My co-workers and comrades wanted me to come here to speak but also to learn. Because they look at you here in Greece and they see people who know how to fight. They see one of the most organized working classes in the world. They are inspired by you, and they are in solidarity with you.

So I want to finish today by talking about what young people of the left can do to help us organize ourselves in the workplaces.

First, organize to solve small problems but always have in your head that you are building people’s confidence to take on bigger problems. Problems in the workplace, but also political problems.

Second, make your workplace political. Confront racism, sexism, anti-immigrant ideas, homophobia every time they arise. This will teach your co-workers to see the workplace not just as a place where we earn money, but a place where the working class does politics.

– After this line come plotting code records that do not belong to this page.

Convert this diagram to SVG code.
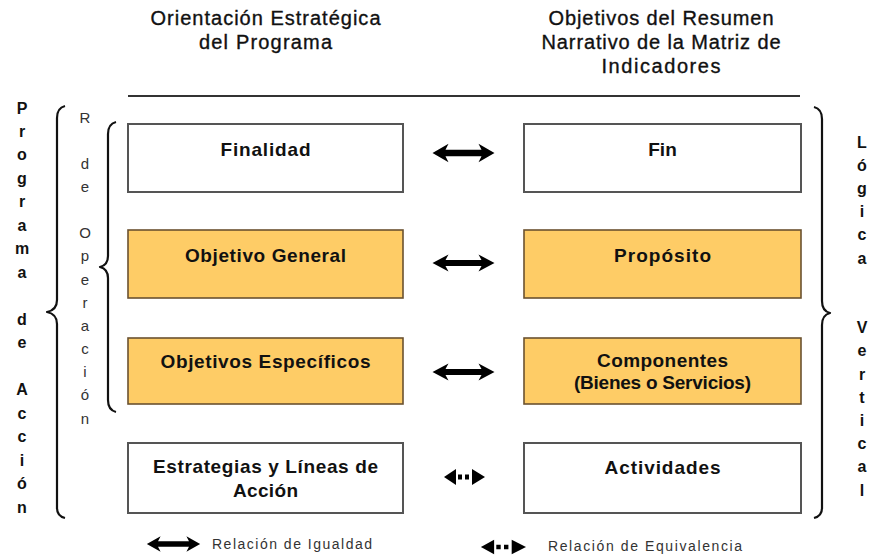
<svg xmlns="http://www.w3.org/2000/svg" width="869" height="556" viewBox="0 0 869 556">
<style>
.hdr{font-family:"Liberation Sans",Arial,sans-serif;font-size:20px;fill:#111;stroke:#111;stroke-width:0.35;text-anchor:middle}
.bx{font-family:"Liberation Sans",Arial,sans-serif;font-size:19px;font-weight:bold;fill:#111;text-anchor:middle}
.wbox{fill:#fff;stroke:#555;stroke-width:2}
.obox{fill:#FECC66;stroke:#6b5230;stroke-width:1.6}
.vb{font-family:"Liberation Sans",Arial,sans-serif;font-size:16px;font-weight:bold;fill:#111;text-anchor:middle}
.vr{font-family:"Liberation Sans",Arial,sans-serif;font-size:15px;fill:#333;text-anchor:middle}
.brace{fill:none;stroke:#111;stroke-width:2.2;stroke-linejoin:round}
.leg{font-family:"Liberation Sans",Arial,sans-serif;font-size:14px;fill:#333}
.arr{fill:#000}
</style>
<defs>
<path id="solidArrow" d="M-31,0 L-15,-8.5 L-18,-3 L18,-3 L15,-8.5 L31,0 L15,8.5 L18,3 L-18,3 L-15,8.5 Z"/>
<g id="dotArrow">
<path d="M-21,0 L-9,-8 L-9,8 Z"/>
<rect x="-7" y="-2.5" width="4" height="5"/>
<rect x="0" y="-2.5" width="4" height="5"/>
<path d="M7,-8 L20,0 L7,8 Z"/>
</g>
</defs>

<g id="headers">
<text class="hdr" x="265.5" y="25" textLength="230" lengthAdjust="spacing">Orientación Estratégica</text>
<text class="hdr" x="265.5" y="49" textLength="133" lengthAdjust="spacing">del Programa</text>
<text class="hdr" x="661" y="25" textLength="225" lengthAdjust="spacing">Objetivos del Resumen</text>
<text class="hdr" x="661" y="49" textLength="239" lengthAdjust="spacing">Narrativo de la Matriz de</text>
<text class="hdr" x="661" y="73" textLength="119" lengthAdjust="spacing">Indicadores</text>
<line x1="128" y1="96" x2="800" y2="96" stroke="#333" stroke-width="2"/>
</g>

<g id="finalidad">
<rect class="wbox" x="128" y="124" width="275" height="68"/>
<text class="bx" x="265.5" y="156" textLength="90" lengthAdjust="spacing">Finalidad</text>
</g>
<g id="fin">
<rect class="wbox" x="524" y="124" width="277" height="68"/>
<text class="bx" x="662.5" y="156">Fin</text>
</g>
<g id="objetivo-general">
<rect class="obox" x="128" y="230" width="275" height="68"/>
<text class="bx" x="265.5" y="262" textLength="161" lengthAdjust="spacing">Objetivo General</text>
</g>
<g id="proposito">
<rect class="obox" x="524" y="230" width="277" height="68"/>
<text class="bx" x="662.5" y="262" textLength="97" lengthAdjust="spacing">Propósito</text>
</g>
<g id="objetivos-especificos">
<rect class="obox" x="128" y="338" width="275" height="66"/>
<text class="bx" x="265.5" y="368" textLength="210" lengthAdjust="spacing">Objetivos Específicos</text>
</g>
<g id="componentes">
<rect class="obox" x="524" y="338" width="277" height="66"/>
<text class="bx" x="662.5" y="367" textLength="131" lengthAdjust="spacing">Componentes</text>
<text class="bx" x="662.5" y="389" textLength="177" lengthAdjust="spacing">(Bienes o Servicios)</text>
</g>
<g id="estrategias">
<rect class="wbox" x="128" y="443" width="275" height="70"/>
<text class="bx" x="265.5" y="473" textLength="225" lengthAdjust="spacing">Estrategias y Líneas de</text>
<text class="bx" x="265.5" y="497" textLength="65" lengthAdjust="spacing">Acción</text>
</g>
<g id="actividades">
<rect class="wbox" x="524" y="443" width="277" height="70"/>
<text class="bx" x="662.5" y="474" textLength="116" lengthAdjust="spacing">Actividades</text>
</g>

<g id="connectors">
<use href="#solidArrow" class="arr" transform="translate(463.5,153) scale(1,1.1)"/>
<use href="#solidArrow" class="arr" transform="translate(463.5,263)"/>
<use href="#solidArrow" class="arr" transform="translate(463.5,372)"/>
<use href="#dotArrow" class="arr" transform="translate(465,477)"/>
</g>

<g id="braces">
<path class="brace" d="M65,106 Q57,108 57,118 L57,300 Q57,310 47,312 Q57,314 57,324 L57,508 Q57,516 65,518"/>
<path class="brace" d="M116,122 Q108,124 108,134 L108,256 Q108,265 100,267 Q108,269 108,278 L108,400 Q108,410 116,412"/>
<path class="brace" d="M814,107 Q822,109 822,119 L822,301 Q822,311 830,313 Q822,315 822,325 L822,508 Q822,516 814,518"/>
</g>

<g id="programa-de-accion">
<text class="vb" x="22" y="113.5">P</text>
<text class="vb" x="22" y="137">r</text>
<text class="vb" x="22" y="160.4">o</text>
<text class="vb" x="22" y="183.9">g</text>
<text class="vb" x="22" y="207.4">r</text>
<text class="vb" x="22" y="230.9">a</text>
<text class="vb" x="22" y="254.3">m</text>
<text class="vb" x="22" y="277.8">a</text>
<text class="vb" x="22" y="324.7">d</text>
<text class="vb" x="22" y="348.2">e</text>
<text class="vb" x="22" y="395.1">A</text>
<text class="vb" x="22" y="418.6">c</text>
<text class="vb" x="22" y="442.1">c</text>
<text class="vb" x="22" y="465.5">i</text>
<text class="vb" x="22" y="489">ó</text>
<text class="vb" x="22" y="512.5">n</text>
</g>

<g id="r-de-operacion">
<text class="vr" x="85" y="122.5">R</text>
<text class="vr" x="85" y="168.8">d</text>
<text class="vr" x="85" y="192">e</text>
<text class="vr" x="85" y="238.3">O</text>
<text class="vr" x="85" y="261.4">p</text>
<text class="vr" x="85" y="284.6">e</text>
<text class="vr" x="85" y="307.7">r</text>
<text class="vr" x="85" y="330.9">a</text>
<text class="vr" x="85" y="354">c</text>
<text class="vr" x="85" y="377.2">i</text>
<text class="vr" x="85" y="400.3">ó</text>
<text class="vr" x="85" y="423.5">n</text>
</g>

<g id="logica-vertical">
<text class="vb" x="862" y="147.5">L</text>
<text class="vb" x="862" y="170.7">ó</text>
<text class="vb" x="862" y="193.9">g</text>
<text class="vb" x="862" y="217.1">i</text>
<text class="vb" x="862" y="240.3">c</text>
<text class="vb" x="862" y="263.5">a</text>
<text class="vb" x="862" y="333.1">V</text>
<text class="vb" x="862" y="356.3">e</text>
<text class="vb" x="862" y="379.5">r</text>
<text class="vb" x="862" y="402.7">t</text>
<text class="vb" x="862" y="425.9">i</text>
<text class="vb" x="862" y="449.1">c</text>
<text class="vb" x="862" y="472.3">a</text>
<text class="vb" x="862" y="495.5">l</text>
</g>

<g id="legend">
<use href="#solidArrow" class="arr" transform="translate(173.5,544) scale(0.86,0.9)"/>
<text class="leg" x="212" y="549" textLength="160" lengthAdjust="spacing">Relación de Igualdad</text>
<use href="#dotArrow" class="arr" transform="translate(504,547) scale(1.1,0.9)"/>
<text class="leg" x="548" y="551" textLength="194" lengthAdjust="spacing">Relación de Equivalencia</text>
</g>
</svg>
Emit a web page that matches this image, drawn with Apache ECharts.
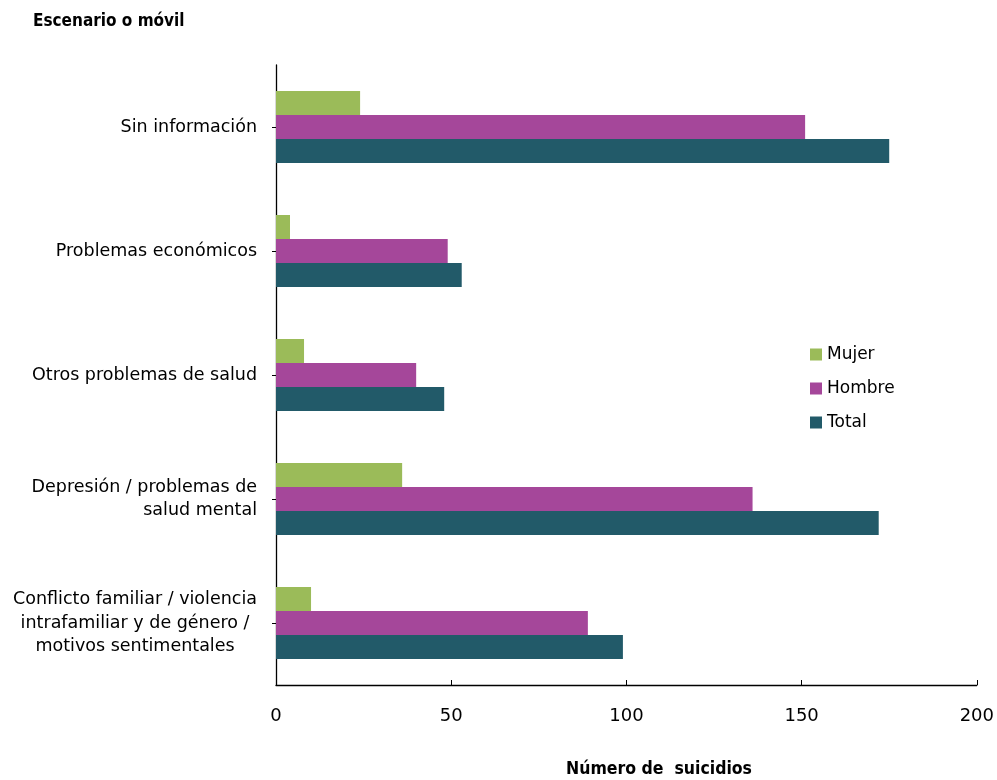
<!DOCTYPE html>
<html><head><meta charset="utf-8">
<script src="https://cdn.jsdelivr.net/npm/echarts@6/dist/echarts.min.js"></script>
<style>html,body{margin:0;padding:0;background:#fff}#c{width:997px;height:780px}</style>
</head><body><div id="c"></div>
<script>
const categories = ["Sin información","Problemas económicos","Otros problemas de salud","Depresión / problemas de\nsalud mental","Conflicto familiar / violencia\nintrafamiliar y de género /\nmotivos sentimentales"];
const mujer = [24, 4, 8, 36, 10];
const hombre = [151, 49, 40, 136, 89];
const total = [175, 53, 48, 172, 99];
const xTicks = [0, 50, 100, 150, 200];
const FONT = "'DejaVu Sans',sans-serif";
const BFONT = "'DejaVu Sans Condensed','DejaVu Sans',sans-serif";
const labStyle = {fontSize:17.5, color:'#000', lineHeight:23.5, fontFamily:FONT};
const chart = echarts.init(document.getElementById('c'), null, {renderer:'canvas'});
chart.setOption({
  animation:false,
  backgroundColor:'#fff',
  textStyle:{fontFamily:FONT},
  graphic:[
    {type:'text', left:33, top:13, style:{text:'Escenario o móvil', font:"bold 17px "+BFONT, fill:'#000'}},
    {type:'text', left:566, top:760, style:{text:'Número de  suicidios', font:"bold 17.5px "+BFONT, fill:'#000'}}
  ],
  legend:{
    orient:'vertical', left:805, top:341, itemGap:17, itemWidth:12, itemHeight:12,
    icon:'rect', textStyle:{fontSize:17, color:'#000', fontFamily:FONT},
    data:['Mujer','Hombre','Total']
  },
  grid:{left:276, right:20, top:65, bottom:95, containLabel:false},
  xAxis:{
    type:'value', min:0, max:200, interval:50,
    axisLine:{show:true, lineStyle:{color:'#000', width:1.3}},
    axisTick:{show:true, inside:true, length:5, lineStyle:{color:'#000'}},
    axisLabel:{fontSize:18, color:'#000', margin:22, fontFamily:FONT,
      formatter:v=>xTicks.includes(v)?String(v):''},
    splitLine:{show:false}
  },
  yAxis:{
    type:'category', inverse:true, data:categories,
    axisLine:{show:true, lineStyle:{color:'#000', width:1.3}},
    axisTick:{show:true, alignWithLabel:true, length:4, lineStyle:{color:'#000'}},
    axisLabel:{fontSize:17.5, color:'#000', margin:19, lineHeight:23.5, align:'right', fontFamily:FONT,
      formatter:(v, i)=> i === 4 ? v.split('\n').map(s=>'{c|'+s+'}').join('\n') : v,
      rich:{c:Object.assign({align:'center'}, labStyle)}
    }
  },
  series:[
    {name:'Mujer', type:'bar', data:mujer, barWidth:24, barGap:'0%', itemStyle:{color:'#9BBB59'}},
    {name:'Hombre', type:'bar', data:hombre, barWidth:24, barGap:'0%', itemStyle:{color:'#A5479A'}},
    {name:'Total', type:'bar', data:total, barWidth:24, barGap:'0%', itemStyle:{color:'#225A69'}}
  ]
});
</script></body></html>
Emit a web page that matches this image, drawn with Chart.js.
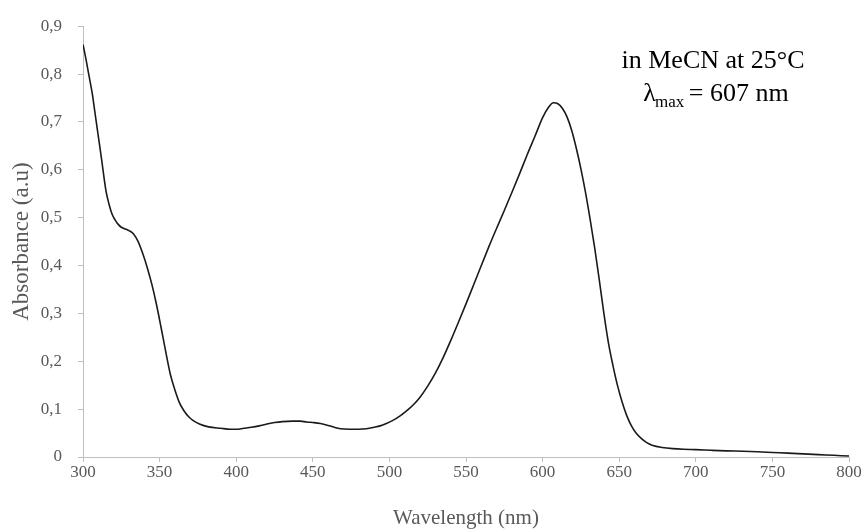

Third, democracy is our power, and we need to build democratic unions. We as workers have the power to totally transform society, and the everyday practice of unionism–not only in the delegates’ meetings but on the shop floor–is how we prepare ourselves, how we transform and educate ourselves. In this way, we must see the dual nature of trade unionism. It is a way to fight for the reforms we need now, the ones that will allow us to live and to organize, but it also a way to build the basis for revolutionary struggle, and a different kind of society where workers’ power extends from the workplace to the whole of society.